Consider that the Ministry of Health received only US$9.66 million to pay small stipends to medical interns and senior house officers (postgraduate medical doctors) for the 2024/2025 financial year. Now consider what a rationalised parliament, with a representation based on the number of active citizens, not the current phantom of so-called interest groups and constituencies, would do to this chronic lack of sufficient money for our doctors.
A Ugandan MP is currently paid a minimum of US$114,000 per year. This does not include their multiple allowances, and cushy perks. This salary of a single MP can pay 27 interns at their current miserable annual pay of US$4,226 each.
Now, if Uganda had a parliament of not more than 150 MPs, the elimination of 407 MPs would save the country US$46,398,000 every year. This amount alone, if properly used, would help transform the nature of healthcare in Uganda. The Ministry would pay very good salaries in exchange for 24-hour availability of all levels of doctors in public hospitals. That is not a new idea. It is what happens in countries whose health services Uganda’s privileged citizens seek at the taxpayer’s expense.
A long-term consideration is the rapid increase of the number of medical graduates. Uganda, with a population of 46 million in 2024, is theoretically attempting to narrow its doctor-to-population ratio, which remains way below the WHO recommendation of a ratio of 1 doctor to 1,000 people. Whereas it is very difficult to determine the actual number of doctors in active medical practice in Uganda, the current doctor-to-population ratio appears to be somewhere around 1:25,000.
In theory, Uganda needs to up the number of medical graduates. However, the priority must be the quality of medical graduate that is allowed to engage in independent practice. The medical schools, the internship training centres, and continuing medical education for maintenance of competence for all doctors must be of uncompromisingly high standards. That is why I favour fewer but well-staffed and well-equipped medical schools, with very high entry requirements, that produce doctors that stand shoulder-to-shoulder with graduates from any first-class medical school in the world. That was the reputation of Makerere Medical School and, judging from my personal experience with recent Makerere graduates that have come to Toronto for postgraduate medical education, that school continues to offer excellent education.
I do not know about the quality of education offered by the other ten schools that offer undergraduate medical education. I would value information about the human, material and intellectual resources of their basic sciences that are a prerequisite for successful clinical training.
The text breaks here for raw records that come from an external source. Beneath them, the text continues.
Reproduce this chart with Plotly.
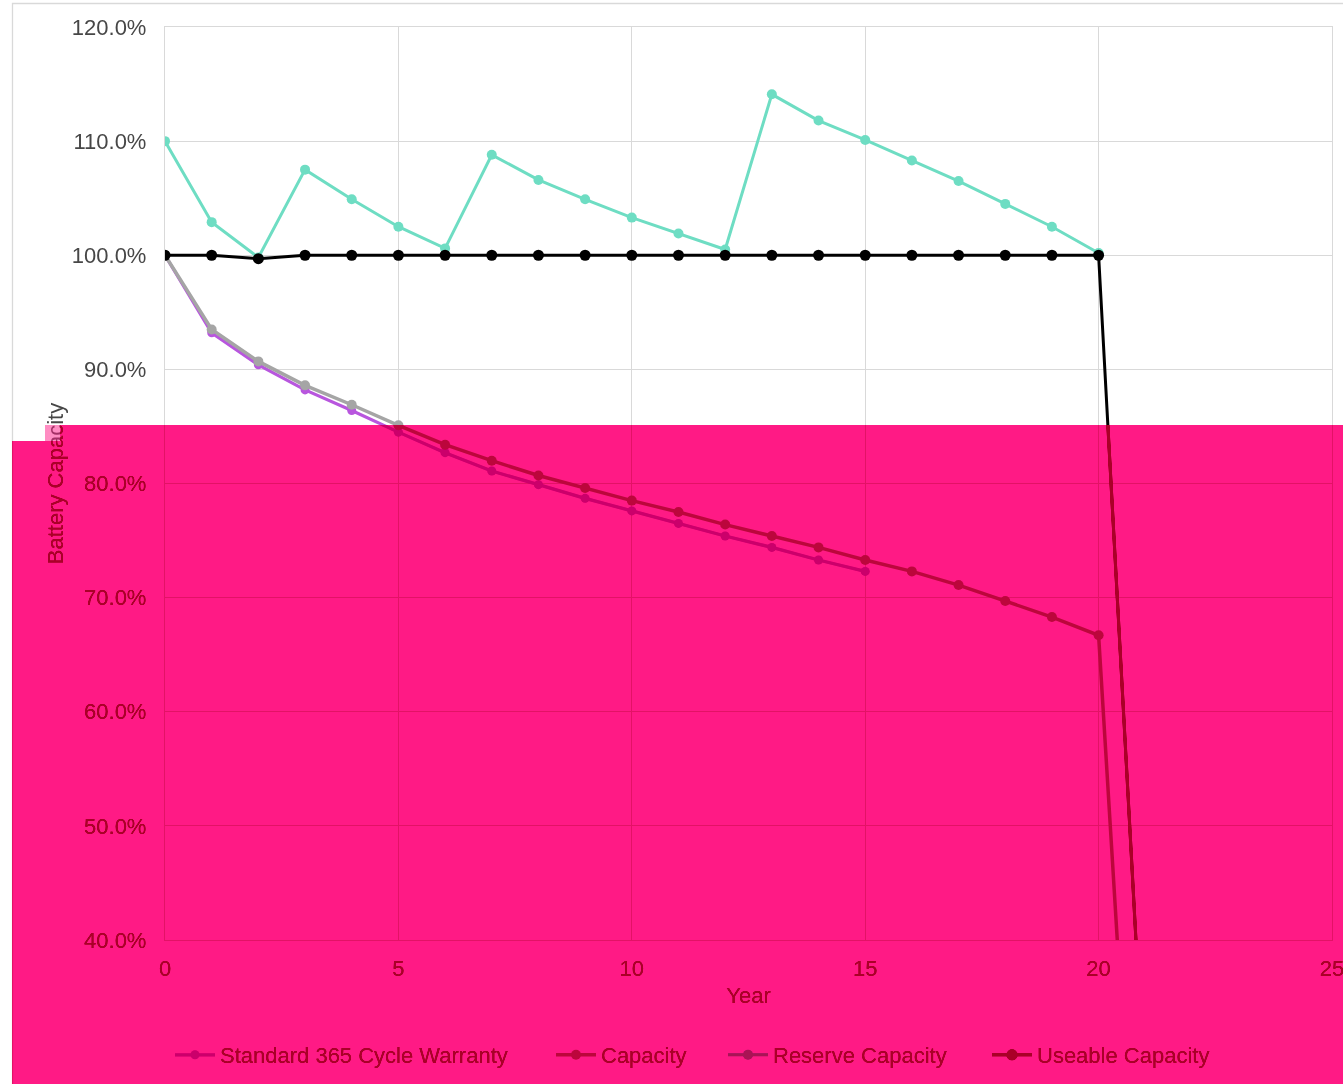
import json
import plotly.graph_objects as go

# ---- data -------------------------------------------------------------
years = list(range(0, 22))

standard_warranty = [100.0, 93.2, 90.4, 88.2, 86.4, 84.5, 82.7, 81.1, 79.9, 78.7,
                     77.6, 76.5, 75.4, 74.4, 73.3, 72.3]
capacity = [100.0, 93.5, 90.7, 88.6, 86.9, 85.1, 83.4, 82.0, 80.7, 79.6, 78.5,
            77.5, 76.4, 75.4, 74.4, 73.3, 72.3, 71.1, 69.7, 68.3, 66.7, 0.0]
reserve_capacity = [110.0, 102.9, 99.8, 107.5, 104.9, 102.5, 100.6, 108.8, 106.6,
                    104.9, 103.3, 101.9, 100.5, 114.1, 111.8, 110.1, 108.3, 106.5,
                    104.5, 102.5, 100.2]
useable_capacity = [100.0, 100.0, 99.7, 100.0, 100.0, 100.0, 100.0, 100.0, 100.0,
                    100.0, 100.0, 100.0, 100.0, 100.0, 100.0, 100.0, 100.0, 100.0,
                    100.0, 100.0, 100.0, 25.0]

y_ticks = [40, 50, 60, 70, 80, 90, 100, 110, 120]
y_tick_labels = ["40.0%", "50.0%", "60.0%", "70.0%", "80.0%", "90.0%",
                 "100.0%", "110.0%", "120.0%"]
x_ticks = [0, 5, 10, 15, 20, 25]

# ---- geometry ---------------------------------------------------------
W, H = 1343, 1084
L, R, T, B = 165, 1332, 27, 940          # plot area in pixels
PW, PH = R - L, B - T


def px_x(px):
    return (px - L) / PW


def px_y(py):
    return (B - py) / PH


FONT = "Arial, 'Liberation Sans', sans-serif"
FS = 22
TEXT = "#474747"
GRID = "#D9D9D9"

fig = go.Figure()

# name, values, colour, line width, marker size, legend id, legend left (px)
series = [
    ("Standard 365 Cycle Warranty", standard_warranty, "#B856DE", 3.2, 9, "legend", 170),
    ("Capacity", capacity, "#A5A5A5", 3.5, 10, "legend2", 551),
    ("Reserve Capacity", reserve_capacity, "#6EDDC3", 3, 10, "legend3", 723),
    ("Useable Capacity", useable_capacity, "#000000", 3, 11, "legend4", 987),
]
legends = {}
for name, vals, color, width, msize, leg, leg_x in series:
    fig.add_trace(go.Scatter(
        x=years[:len(vals)], y=vals, name=name, mode="lines+markers",
        line=dict(color=color, width=width),
        marker=dict(color=color, size=msize),
        legend=leg,
    ))
    legends[leg] = dict(orientation="h", x=px_x(leg_x), xanchor="left",
                        y=px_y(1055), yanchor="middle",
                        bgcolor="rgba(0,0,0,0)",
                        font=dict(family=FONT, size=FS, color=TEXT),
                        itemwidth=40)

# ---- overlay band -----------------------------------------------------
shapes = [
    # page background and chart frame
    dict(type="rect", xref="paper", yref="paper", layer="below",
         x0=px_x(0), x1=px_x(W), y0=px_y(H), y1=px_y(0),
         fillcolor="white", line=dict(width=0)),
    dict(type="rect", xref="paper", yref="paper", layer="below",
         x0=px_x(12.5), x1=px_x(W + 5), y0=px_y(H + 5), y1=px_y(3.5),
         fillcolor="rgba(0,0,0,0)", line=dict(color=GRID, width=1.3)),
]
blend_modes = {}

band_rects = [
    (60, W + 2, 425, H + 2),
    (12, 60, 441, H + 2),
]
band_layers = [
    ("color-burn", "rgb(115,115,115)"),
    ("multiply", "rgb(255,26,110)"),
    ("screen", "rgb(170,0,40)"),
]
for x0, x1, y0, y1 in band_rects:
    for mode, fill in band_layers:
        blend_modes[len(shapes)] = mode
        shapes.append(dict(type="rect", xref="paper", yref="paper", layer="above",
                           x0=px_x(x0), x1=px_x(x1), y0=px_y(y1), y1=px_y(y0),
                           fillcolor=fill, line=dict(width=0)))
shapes.append(dict(type="rect", xref="paper", yref="paper", layer="above",
                   x0=px_x(45), x1=px_x(60), y0=px_y(441), y1=px_y(425),
                   fillcolor="rgb(255,26,133)", opacity=0.5, line=dict(width=0)))

fig.update_layout(
    width=W, height=H, autosize=False,
    margin=dict(l=L, r=W - R, t=T, b=H - B, pad=0, autoexpand=False),
    paper_bgcolor="white", plot_bgcolor="white",
    font=dict(family=FONT, size=FS, color=TEXT),
    showlegend=True,
    shapes=shapes,
    xaxis=dict(range=[0, 25], tickvals=x_ticks, showgrid=True, gridcolor=GRID,
               gridwidth=1.3, zeroline=False, showline=True, linecolor=GRID,
               linewidth=1.3, mirror=True, ticks="", ticklabelstandoff=8,
               ticklabeloverflow="allow", automargin=False,
               title=dict(text="Year", standoff=8,
                          font=dict(size=FS, color=TEXT))),
    yaxis=dict(range=[40, 120], tickvals=y_ticks, ticktext=y_tick_labels,
               showgrid=True, gridcolor=GRID, gridwidth=1.3,
               zeroline=False, showline=True, linecolor=GRID, linewidth=1.3,
               mirror=True, ticks="", ticklabelstandoff=13, automargin=False,
               title=dict(text="Battery Capacity", standoff=2,
                          font=dict(size=FS, color=TEXT))),
    **legends,
)

post_script = """
var gd = document.getElementById('{plot_id}');
var above = gd.querySelector('.layer-above');
var info = gd.querySelector('.infolayer');
if (above && info) { above.parentNode.insertBefore(info, above); }
var modes = MODES;
if (above) {
  Object.keys(modes).forEach(function (k) {
    above.querySelectorAll('[data-index="' + k + '"]').forEach(function (el) {
      el.style.mixBlendMode = modes[k];
    });
  });
}
""".replace("MODES", json.dumps({str(k): v for k, v in blend_modes.items()}))

fig.write_html("out.html", post_script=post_script)
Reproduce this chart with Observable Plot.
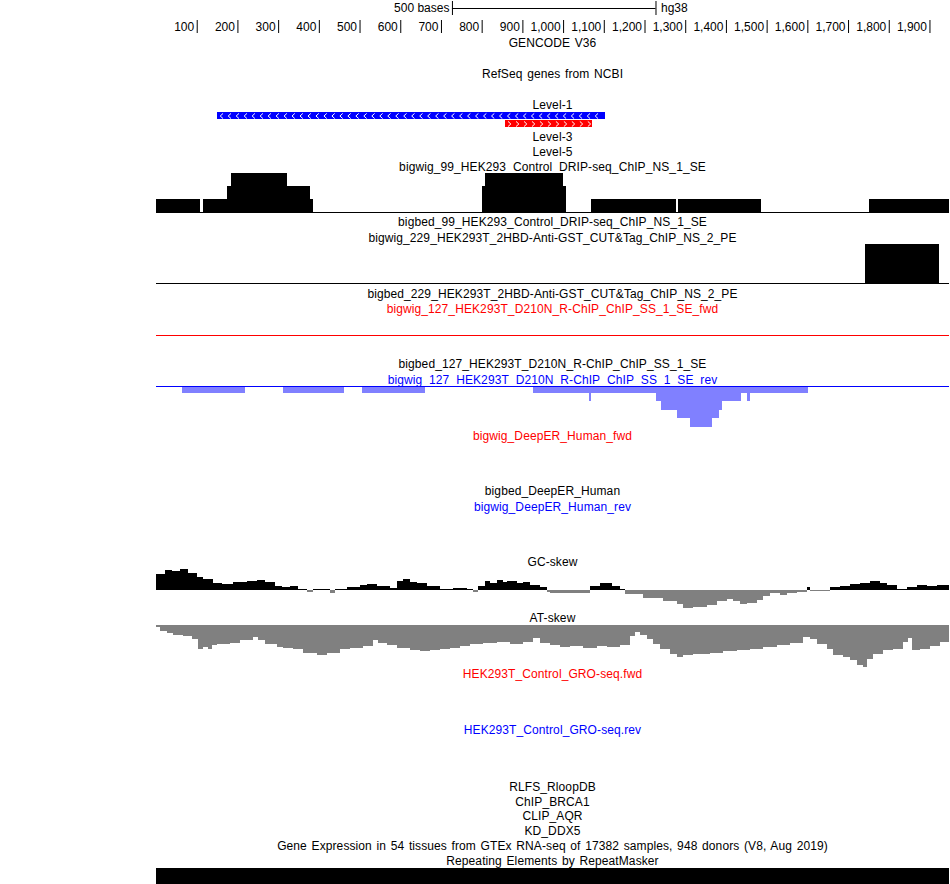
<!DOCTYPE html>
<html>
<head>
<meta charset="utf-8">
<script src="https://cdn.jsdelivr.net/npm/d3@7"></script>
<script src="https://cdn.jsdelivr.net/npm/@observablehq/plot@0.6"></script>
<style>
  body { margin: 0; background: #fff; }
  #root { position: relative; width: 950px; height: 884px; overflow: hidden;
          font-family: "Liberation Sans", Arial, Helvetica, sans-serif; font-size: 12px; color: #000; }
  .lbl { position: absolute; left: 156px; width: 793px; text-align: center; line-height: 14px; white-space: nowrap;
         letter-spacing: 0.1px; word-spacing: 1.2px; }
</style>
</head>
<body>
<div id="root"></div>
<script>
// ---------------- DATA ----------------
// genomic window (bases)
const windowStart = 0;
const windowEnd = 1948;

// ruler
const rulerTicks = [100, 200, 300, 400, 500, 600, 700, 800, 900, 1000, 1100, 1200, 1300, 1400, 1500, 1600, 1700, 1800, 1900];
const rulerTickLabels = ["100", "200", "300", "400", "500", "600", "700", "800", "900", "1,000", "1,100", "1,200", "1,300", "1,400", "1,500", "1,600", "1,700", "1,800", "1,900"];
const scaleBarStart = [727];
const scaleBarLength = [500];
const scaleBarLabel = ["500 bases"];
const assemblyLabel = ["hg38"];

// gene models (GENCODE)
const geneStart = [150, 857];
const geneEnd = [1103, 1071];
const geneStrand = ["-", "+"];

// bigwig_99 DRIP-seq signal
const dripStart = [0, 115, 174, 184, 322, 378, 801, 808, 1000, 1069, 1282, 1751];
const dripEnd   = [108, 174, 184, 322, 378, 386, 808, 1000, 1007, 1277, 1486, 1948];
const dripValue = [1, 1, 2, 3, 2, 1, 2, 3, 2, 1, 1, 1];

// bigwig_229 CUT&Tag signal
const cutStart = [1742];
const cutEnd = [1923];
const cutValue = [1];

// bigwig_127 rev signal (negative strand)
const revStart = [64, 312, 506, 926, 1064, 1069, 1218, 1228, 1241, 1280, 1312, 1366, 1383, 1390, 1437, 1452, 1459];
const revEnd   = [219, 462, 661, 1064, 1069, 1218, 1228, 1241, 1280, 1312, 1366, 1383, 1390, 1437, 1452, 1459, 1602];
const revValue = [-7, -7, -7, -7, -15, -7, -7, -15, -23, -31, -40, -31, -23, -15, -7, -15, -7];

// GC-skew (window starts, values)
const gcStart = [0, 22, 39, 59, 79, 101, 115, 140, 162, 189, 224, 248, 268, 292, 310, 329, 349, 371, 386, 427,
  440, 469, 501, 518, 543, 575, 592, 607, 624, 641, 666, 698, 730, 764, 779, 791, 808, 820, 838, 852,
  862, 887, 902, 919, 943, 960, 968, 1066, 1091, 1120, 1140, 1152, 1196, 1245, 1280, 1295, 1319, 1354, 1378, 1403,
  1417, 1435, 1452, 1476, 1491, 1508, 1533, 1550, 1575, 1599, 1607, 1656, 1680, 1705, 1729, 1754, 1779, 1796, 1820, 1845,
  1869, 1894, 1919];
const gcValue = [16, 20, 19, 21, 17, 13, 11, 7, 6, 8, 9, 10, 8, 4, 3, 4, 1, -2, 1, -3,
  1, 3, 5, 6, 4, 2, 9, 11, 8, 7, 4, 1, 2, 1, -2, 4, 9, 7, 10, 8,
  9, 7, 8, 5, 3, -2, -3, 4, 7, 4, 1, -4, -8, -11, -14, -18, -17, -15, -11, -9,
  -11, -14, -13, -10, -6, -3, -5, -3, -2, 3, -1, 3, 4, 6, 7, 9, 7, 5, 1, 3,
  5, 4, 5];

// AT-skew (window starts, values)
const atStart = [0, 10, 27, 42, 66, 88, 103, 115, 128, 138, 150, 182, 206, 238, 251, 268, 297, 312, 337, 361,
  396, 420, 452, 477, 509, 533, 545, 567, 592, 624, 649, 673, 698, 722, 747, 771, 803, 838, 870, 902,
  926, 943, 968, 992, 1017, 1049, 1083, 1108, 1140, 1164, 1177, 1189, 1206, 1221, 1238, 1263, 1280, 1295, 1319, 1361,
  1393, 1427, 1459, 1491, 1525, 1557, 1589, 1607, 1624, 1648, 1663, 1688, 1705, 1722, 1737, 1747, 1761, 1786, 1810, 1835,
  1847, 1857, 1877, 1901, 1926];
const atValue = [-2, -5, -7, -9, -10, -13, -22, -20, -22, -18, -17, -16, -14, -11, -14, -17, -20, -21, -22, -25,
  -27, -25, -22, -21, -19, -14, -16, -18, -21, -23, -24, -23, -22, -21, -19, -17, -16, -15, -17, -15,
  -12, -16, -18, -20, -19, -21, -19, -20, -18, -10, -6, -9, -13, -17, -22, -26, -29, -27, -26, -25,
  -24, -23, -22, -20, -18, -16, -11, -13, -17, -22, -27, -29, -32, -36, -38, -31, -26, -23, -22, -15,
  -12, -23, -22, -19, -15];

// RepeatMasker
const repeatStart = [0];
const repeatEnd = [1948];

// track labels
const labelText = [
  "GENCODE V36",
  "RefSeq genes from NCBI",
  "Level-1",
  "Level-3",
  "Level-5",
  "bigwig_99_HEK293_Control_DRIP-seq_ChIP_NS_1_SE",
  "bigbed_99_HEK293_Control_DRIP-seq_ChIP_NS_1_SE",
  "bigwig_229_HEK293T_2HBD-Anti-GST_CUT&Tag_ChIP_NS_2_PE",
  "bigbed_229_HEK293T_2HBD-Anti-GST_CUT&Tag_ChIP_NS_2_PE",
  "bigwig_127_HEK293T_D210N_R-ChIP_ChIP_SS_1_SE_fwd",
  "bigbed_127_HEK293T_D210N_R-ChIP_ChIP_SS_1_SE",
  "bigwig_127_HEK293T_D210N_R-ChIP_ChIP_SS_1_SE_rev",
  "bigwig_DeepER_Human_fwd",
  "bigbed_DeepER_Human",
  "bigwig_DeepER_Human_rev",
  "GC-skew",
  "AT-skew",
  "HEK293T_Control_GRO-seq.fwd",
  "HEK293T_Control_GRO-seq.rev",
  "RLFS_RloopDB",
  "ChIP_BRCA1",
  "CLIP_AQR",
  "KD_DDX5",
  "Gene Expression in 54 tissues from GTEx RNA-seq of 17382 samples, 948 donors (V8, Aug 2019)",
  "Repeating Elements by RepeatMasker"
];

// ---------------- LAYOUT / STYLE ----------------
const labelCenterY = [43, 74, 105, 137, 152, 167, 222, 238, 294, 309, 364, 380, 436, 491, 507, 562, 618, 674, 730, 787, 802, 816, 831, 846, 861];
const labelColor = i => /_fwd$|\.fwd$/.test(labelText[i]) ? "#ff0000" : /_rev$|\.rev$/.test(labelText[i]) ? "#0000ff" : "#000000";
const FONT = "'Liberation Sans', Arial, Helvetica, sans-serif";
const root = document.getElementById("root");

function place(top, height, opts) {
  const svg = Plot.plot({
    width: 950,
    height,
    marginLeft: 156,
    marginRight: 1,
    marginTop: 0,
    marginBottom: 0,
    x: {domain: [windowStart, windowEnd], axis: null},
    style: {fontFamily: FONT, fontSize: "12px", background: "transparent", overflow: "visible"},
    ...opts
  });
  svg.style.position = "absolute";
  svg.style.left = "0px";
  svg.style.top = top + "px";
  svg.style.maxWidth = "none";
  root.appendChild(svg);
  return svg;
}
const idx = a => a.map((_, i) => i);
function stepSegments(starts, values, end) {
  return starts.map((s, i) => ({x1: s, x2: i + 1 < starts.length ? starts[i + 1] : end, v: values[i]}));
}

// chevron glyphs drawn as paths (strand arrows)
const chevronLeft = {draw(ctx, size) { const r = Math.sqrt(size) / 2; ctx.moveTo(r * 0.55, -r); ctx.lineTo(-r * 0.55, 0); ctx.lineTo(r * 0.55, r); }};
const chevronRight = {draw(ctx, size) { const r = Math.sqrt(size) / 2; ctx.moveTo(-r * 0.55, -r); ctx.lineTo(r * 0.55, 0); ctx.lineTo(-r * 0.55, r); }};

// ---- ruler ----
const sbEnd = scaleBarStart[0] + scaleBarLength[0];
place(0, 36, {
  y: {domain: [0, 36], range: [0, 36], axis: null},
  marks: [
    Plot.ruleY([8], {x1: scaleBarStart[0], x2: sbEnd, stroke: "black"}),
    Plot.ruleX([scaleBarStart[0], sbEnd], {y1: 1, y2: 15, stroke: "black"}),
    Plot.text(scaleBarLabel, {x: scaleBarStart[0], y: 8, text: d => d, textAnchor: "end", dx: -3, fill: "black", fontSize: 12}),
    Plot.text(assemblyLabel, {x: sbEnd, y: 8, text: d => d, textAnchor: "start", dx: 5, fill: "black", fontSize: 12}),
    Plot.ruleX(rulerTicks, {y1: 20, y2: 33, stroke: "black"}),
    Plot.text(rulerTicks, {x: d => d, y: 27, text: (d, i) => rulerTickLabels[i], textAnchor: "end", dx: -3, fill: "black", fontSize: 12})
  ]
});

// ---- gene models ----
const chevrons = [];
geneStart.forEach((s, i) => {
  d3.range(s + 10, geneEnd[i] - 6, 19.6).forEach(x => chevrons.push({x, row: i, strand: geneStrand[i]}));
});
place(112, 15, {
  y: {type: "band", domain: [0, 1], range: [0, 15], paddingInner: 1 / 8, paddingOuter: 0, axis: null},
  marks: [
    Plot.barX([0], {x1: i => geneStart[i], x2: i => geneEnd[i], y: i => i, fill: "#0000ff", shapeRendering: "crispEdges"}),
    Plot.barX([1], {x1: i => geneStart[i], x2: i => geneEnd[i], y: i => i, fill: "#ff0000", shapeRendering: "crispEdges"}),
    Plot.dot(chevrons.filter(d => d.strand === "-"), {x: "x", y: "row", r: 2.9, symbol: chevronLeft, stroke: "white", fill: "none", strokeWidth: 1}),
    Plot.dot(chevrons.filter(d => d.strand === "+"), {x: "x", y: "row", r: 2.9, symbol: chevronRight, stroke: "white", fill: "none", strokeWidth: 1})
  ]
});

// ---- DRIP-seq bigwig_99 ----
place(173, 40, {
  y: {domain: [0, 3], range: [39, 0], axis: null},
  marks: [
    Plot.rectY(idx(dripStart), {x1: i => dripStart[i], x2: i => dripEnd[i], y1: 0, y2: i => dripValue[i], fill: "black", shapeRendering: "crispEdges"}),
    Plot.ruleY([0], {stroke: "black"})
  ]
});

// ---- CUT&Tag bigwig_229 ----
place(244, 40, {
  y: {domain: [0, 1], range: [39, 0], axis: null},
  marks: [
    Plot.rectY(idx(cutStart), {x1: i => cutStart[i], x2: i => cutEnd[i], y1: 0, y2: i => cutValue[i], fill: "black", shapeRendering: "crispEdges"}),
    Plot.ruleY([0], {stroke: "black"})
  ]
});

// ---- bigwig_127 fwd (empty) ----
place(330, 10, {
  y: {domain: [0, 1], range: [5, 0], axis: null},
  marks: [Plot.ruleY([0], {stroke: "#ff0000"})]
});

// ---- bigwig_127 rev ----
place(386, 42, {
  y: {domain: [-40, 0], range: [41, 0], axis: null},
  marks: [
    Plot.rectY(idx(revStart), {x1: i => revStart[i], x2: i => revEnd[i], y1: 0, y2: i => revValue[i], fill: "#8080ff", shapeRendering: "crispEdges"}),
    Plot.ruleY([0], {stroke: "#0000ff"})
  ]
});

// ---- GC-skew ----
const gcSeg = stepSegments(gcStart, gcValue, windowEnd);
place(568, 44, {
  y: {domain: [-22, 22], range: [44, 0], axis: null},
  marks: [
    Plot.rectY(gcSeg, {x1: "x1", x2: "x2", y1: 0, y2: "v", fill: d => d.v > 0 ? "black" : "#808080", shapeRendering: "crispEdges"})
  ]
});

// ---- AT-skew ----
const atSeg = stepSegments(atStart, atValue, windowEnd);
place(625, 46, {
  y: {domain: [-40, 0], range: [44, 0], axis: null},
  marks: [
    Plot.rectY(atSeg, {x1: "x1", x2: "x2", y1: 0, y2: "v", fill: "#808080", shapeRendering: "crispEdges"})
  ]
});

// ---- RepeatMasker ----
place(868, 16, {
  marks: [
    Plot.rect(idx(repeatStart), {x1: i => repeatStart[i], x2: i => repeatEnd[i], fill: "black", shapeRendering: "crispEdges"})
  ]
});

// ---- labels ----
labelText.forEach((t, i) => {
  const d = document.createElement("div");
  d.className = "lbl";
  d.textContent = t;
  d.style.top = (labelCenterY[i] - 7) + "px";
  d.style.color = labelColor(i);
  root.appendChild(d);
});
</script>
</body>
</html>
The very high cost of setting up and maintaining excellent laboratories and other facilities for the foundational sciences invites careful consideration before launching a faculty of medicine in any university. The same consideration applies to the clinical disciplines in teaching hospitals. The remuneration of the teaching staff has a significant impact on the quality of bedside and theoretical medical education imparted to learners. All this requires integrated planning that enables all high-quality medical graduates to be absorbed into the public and private health care services. It is a matter that invites careful study and a national conversation.
Our attitude towards the cost of enhancing the number and quality of doctors available to us in Uganda needs to change. We need to appreciate that medical interns and other postgraduate trainees are the backbone of excellent patient care in accredited teaching hospitals all over the world. Furthermore, they are the ones who will provide healthcare to us tomorrow. They deserve our respectful gratitude, and higher pay.